We instead offer four possible future scenarios: status quo, race to the bottom, state intervention and risk mitigation. The first two scenarios trace possible outcomes of no further evolution in the theory of change and the environmental consequences that may result. The third scenario considers an increased role for governments in the certification marketplace. The final scenario outlines the role of a new actor within the supply chain bearing financial risks associated with assuring the sustainability of seafood in the market.
New routes to sustainable seafood
Creating an incentive to deliver sustainability as a credence product attribute in the global seafood market when regulatory efforts by governments are deemed insufficient to significantly improve fisheries management requires greater coordination than once thought.
Extra-transactional actors like NGOs continue to play a central role in re-aligning practices to mirror or materialize norms and values in sustainability, through efforts to educate seafood consumers and the public about seafood production practices and environmental impacts, and by supporting programmes to assess sustainable seafood. Building on insights from economics, political science and sociology, we show that coordination failures persist over the three iterations of the sustainable seafood movement’s theory of change. The future of the theory of change is one which can either:
be steered to avoid, or at least minimize, coordination failures in supporting producers to deliver credible sustainable seafood, and subsequent continued environmental improvements; or
continue to devolve into a race to the bottom in standards in which environmental improvements are eroded.
Philanthropic foundations and NGOs have recently been focusing on new or improved sustainability programmes and determining if existing certification programmes or guides meet a common benchmark. Instead of continuing such pursuits, our review shows the need for a new form of coordination if the theory of change is to meet its goal of creating substantial, global, positive environmental changes in fisheries and aquaculture production. SSAs (‘sustainable seafood aggregator’) may resolve the coordination problem and reduce transaction costs currently incurred in the supply chain, by more efficiently and reputably providing recommendations of purchase of sustainable seafood from fisheries and aquaculture. SSAs are also flexible enough to adopt new requirements, like the inclusion of indicators for social responsibility. This approach is also applicable to other products sold with credence attributes in the global market including cocoa, coffee and forest products. While not termed SSAs or bearing all the same characteristics of what we propose here, similarly hybrid forms of coordination and NGO partnerships are emerging in other sectors (for example, the cocoa markets in West Africa).

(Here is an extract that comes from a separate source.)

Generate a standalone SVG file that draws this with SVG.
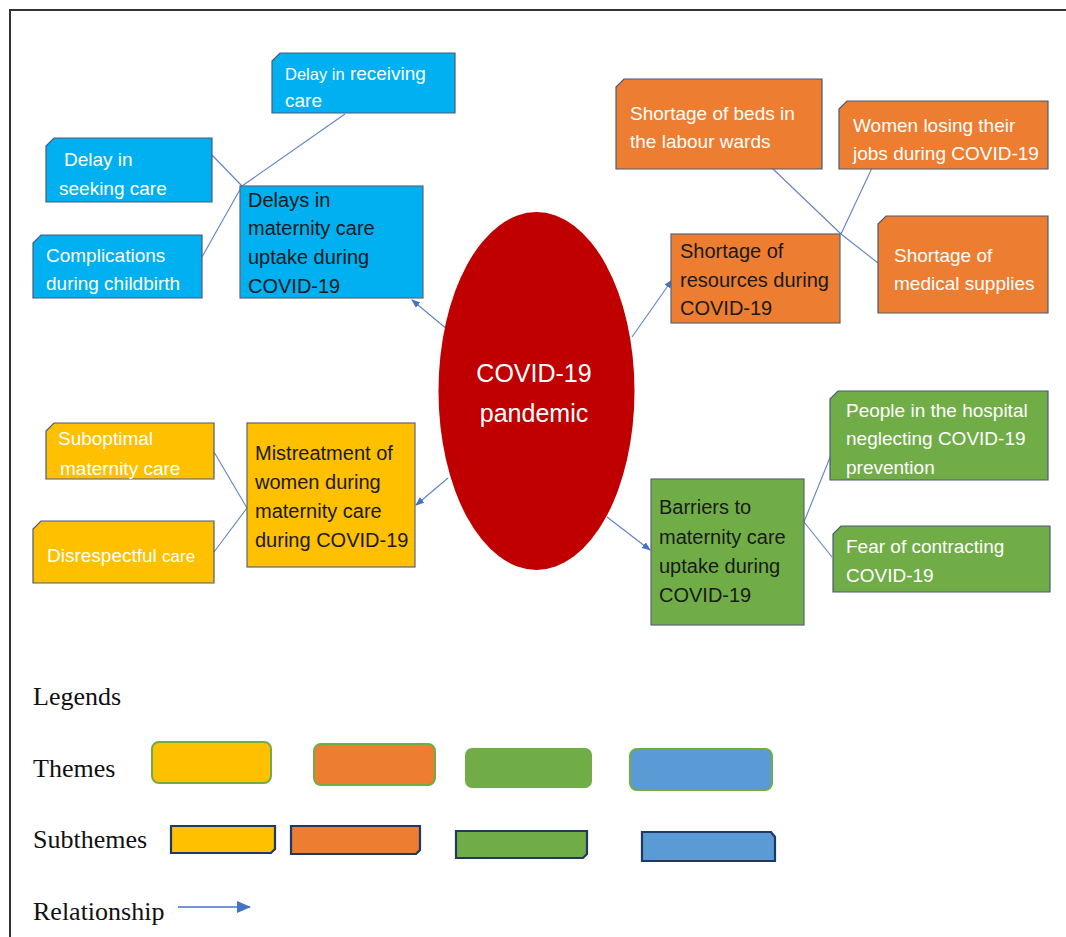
<svg xmlns="http://www.w3.org/2000/svg" width="1066" height="937" viewBox="0 0 1066 937">
<defs>
<style>
.sub{stroke:#4a5a78;stroke-width:1.2}
.thm{stroke:#5a6478;stroke-width:1.2}
.blue{fill:#00B0F0}.orange{fill:#ED7D31}.yellow{fill:#FFC000}.green{fill:#70AD47}.lblue{fill:#5B9BD5}
.st{font-family:"Liberation Sans",Arial,sans-serif;font-size:19px;fill:#ffffff}
.tt{font-family:"Liberation Sans",Arial,sans-serif;font-size:20px;fill:#1a1a1a}
.ct{font-family:"Liberation Sans",Arial,sans-serif;font-size:25px;fill:#ffffff;text-anchor:middle}
.lg{font-family:"Liberation Serif","Times New Roman",serif;font-size:26px;fill:#111111}
.ln{stroke:#5f82c8;stroke-width:1.1;fill:none}
.ar{stroke:#5f82c8;stroke-width:1.1;fill:none;marker-end:url(#ah)}
.lt{stroke:#70AD47;stroke-width:2}
.ls{stroke:#1F3864;stroke-width:2.2}
</style>
<marker id="ah" markerWidth="9" markerHeight="7" refX="8" refY="3.5" orient="auto" markerUnits="userSpaceOnUse">
<path d="M0,0 L9,3.5 L0,7 Z" fill="#4472C4"/>
</marker>
<marker id="ah2" markerWidth="14" markerHeight="12" refX="13" refY="6" orient="auto" markerUnits="userSpaceOnUse">
<path d="M0,0 L14,6 L0,12 Z" fill="#4472C4"/>
</marker>
<clipPath id="cSub"><rect x="46" y="423" width="168" height="56"/></clipPath>
<clipPath id="cPeople"><rect x="830" y="391" width="218" height="89"/></clipPath>
</defs>

<rect x="0" y="0" width="1066" height="937" fill="#ffffff"/>
<path d="M10,937 L10,10 L1066,10" fill="none" stroke="#333333" stroke-width="2"/>

<g id="connectors">
<line class="ln" x1="212" y1="155" x2="242" y2="186"/>
<line class="ln" x1="345" y1="114" x2="242" y2="186"/>
<line class="ln" x1="242" y1="186" x2="202" y2="257"/>
<line class="ln" x1="772" y1="168" x2="841" y2="234"/>
<line class="ln" x1="872" y1="168" x2="841" y2="234"/>
<line class="ln" x1="841" y1="234" x2="878" y2="263"/>
<line class="ln" x1="214" y1="452" x2="247" y2="508"/>
<line class="ln" x1="214" y1="552" x2="247" y2="508"/>
<line class="ln" x1="804" y1="522" x2="831" y2="455"/>
<line class="ln" x1="804" y1="522" x2="832" y2="557"/>
<line class="ar" x1="448" y1="330" x2="412" y2="300"/>
<line class="ar" x1="632" y1="337" x2="672" y2="280"/>
<line class="ar" x1="448" y1="478" x2="416" y2="505"/>
<line class="ar" x1="607" y1="517" x2="650" y2="550"/>
</g>

<g id="center">
<ellipse cx="536.5" cy="391" rx="98" ry="179" fill="#C00000"/>
<text class="ct" x="534" y="382">COVID-19</text>
<text class="ct" x="534" y="422">pandemic</text>
</g>

<g id="delay-receiving">
<path class="sub blue" d="M280,53 L455,53 L455,113 L272,113 L272,61 Z"/>
<text class="st" x="285" y="80" font-size="18"><tspan font-size="16.5">Delay in</tspan> receiving</text>
<text class="st" x="285" y="107" font-size="17">care</text>
</g>

<g id="delay-seeking">
<path class="sub blue" d="M54,138 L212,138 L212,202 L46,202 L46,146 Z"/>
<text class="st" x="64" y="166">Delay in</text>
<text class="st" x="59" y="195">seeking care</text>
</g>

<g id="complications">
<path class="sub blue" d="M41,235 L202,235 L202,298 L33,298 L33,243 Z"/>
<text class="st" x="46" y="262">Complications</text>
<text class="st" x="46" y="290">during childbirth</text>
</g>

<g id="theme-delays">
<rect class="thm blue" x="240" y="186" width="183" height="112"/>
<text class="tt" x="248" y="207">Delays in</text>
<text class="tt" x="248" y="235">maternity care</text>
<text class="tt" x="248" y="264">uptake during</text>
<text class="tt" x="248" y="293">COVID-19</text>
</g>

<g id="beds">
<path class="sub orange" d="M624,79 L822,79 L822,169 L616,169 L616,87 Z"/>
<text class="st" x="630" y="120">Shortage of beds in</text>
<text class="st" x="630" y="148">the labour wards</text>
</g>

<g id="jobs">
<path class="sub orange" d="M847,101 L1048,101 L1048,169 L839,169 L839,109 Z"/>
<text class="st" x="853" y="132">Women losing their</text>
<text class="st" x="853" y="160">jobs during COVID-19</text>
</g>

<g id="supplies">
<path class="sub orange" d="M886,216 L1048,216 L1048,313 L878,313 L878,224 Z"/>
<text class="st" x="894" y="262">Shortage of</text>
<text class="st" x="894" y="290">medical supplies</text>
</g>

<g id="theme-resources">
<rect class="thm orange" x="671" y="234" width="169" height="89"/>
<text class="tt" x="680" y="258">Shortage of</text>
<text class="tt" x="680" y="287">resources during</text>
<text class="tt" x="680" y="315">COVID-19</text>
</g>

<g id="suboptimal">
<path class="sub yellow" d="M54,423 L214,423 L214,479 L46,479 L46,431 Z"/>
<g clip-path="url(#cSub)">
<text class="st" x="58" y="445">Suboptimal</text>
<text class="st" x="60" y="475">maternity care</text>
</g>
</g>

<g id="disrespectful">
<path class="sub yellow" d="M41,521 L214,521 L214,583 L33,583 L33,529 Z"/>
<text class="st" x="47" y="562">Disrespectful <tspan font-size="17">care</tspan></text>
</g>

<g id="theme-mistreatment">
<rect class="thm yellow" x="247" y="423" width="168" height="144"/>
<text class="tt" x="255" y="460">Mistreatment of</text>
<text class="tt" x="255" y="489">women during</text>
<text class="tt" x="255" y="518">maternity care</text>
<text class="tt" x="255" y="547">during COVID-19</text>
</g>

<g id="theme-barriers">
<rect class="thm green" x="651" y="479" width="153" height="146"/>
<text class="tt" x="659" y="514">Barriers to</text>
<text class="tt" x="659" y="544">maternity care</text>
<text class="tt" x="659" y="573">uptake during</text>
<text class="tt" x="659" y="602">COVID-19</text>
</g>

<g id="people">
<path class="sub green" d="M838,391 L1048,391 L1048,480 L830,480 L830,399 Z"/>
<g clip-path="url(#cPeople)">
<text class="st" x="846" y="417">People in the hospital</text>
<text class="st" x="846" y="445">neglecting COVID-19</text>
<text class="st" x="846" y="474">prevention</text>
</g>
</g>

<g id="fear">
<path class="sub green" d="M841,526 L1050,526 L1050,592 L833,592 L833,534 Z"/>
<text class="st" x="846" y="553">Fear of contracting</text>
<text class="st" x="846" y="582">COVID-19</text>
</g>

<g id="legend">
<text class="lg" x="33" y="705">Legends</text>
<text class="lg" x="33" y="777">Themes</text>
<text class="lg" x="33" y="848">Subthemes</text>
<text class="lg" x="33" y="920">Relationship</text>
<rect class="lt yellow" x="152" y="742" width="119" height="41" rx="7"/>
<rect class="lt orange" x="314" y="744" width="121" height="41" rx="7"/>
<rect class="green" x="465" y="748" width="127" height="40" rx="7"/>
<rect class="lt lblue" x="630" y="749" width="142" height="41" rx="7"/>
<path class="ls yellow" d="M171,826 L275,826 L275,849 L271,853 L171,853 Z"/>
<path class="ls orange" d="M291,826 L420,826 L420,850 L416,854 L291,854 Z"/>
<path class="ls green" d="M456,831 L587,831 L587,854 L583,858 L456,858 Z"/>
<path class="ls lblue" d="M642,832 L771,832 L775,837 L775,861 L642,861 Z"/>
<line x1="178" y1="907" x2="250" y2="907" stroke="#4472C4" stroke-width="1.3" marker-end="url(#ah2)"/>
</g>
</svg>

Certifying sustainability for the market is premised by the original and subsequent versions of the theory of change to induce market actors (buyers, retailers and consumers) to choose seafood identified as sustainable. Resulting economic incentives for producers and governments to improve regulatory and environmental performance will remain central to any future theory of change in the sustainable seafood movement. Alternative modes of delivering these incentives for change that both reduce costs and increase the capabilities required to access markets demanding verification of sustainability are needed to facilitate multiple improvement trajectories for producers. This points to a shift in the roles that extra-transactional actors, including both NGOs and governments, play in markets demanding credence attributes.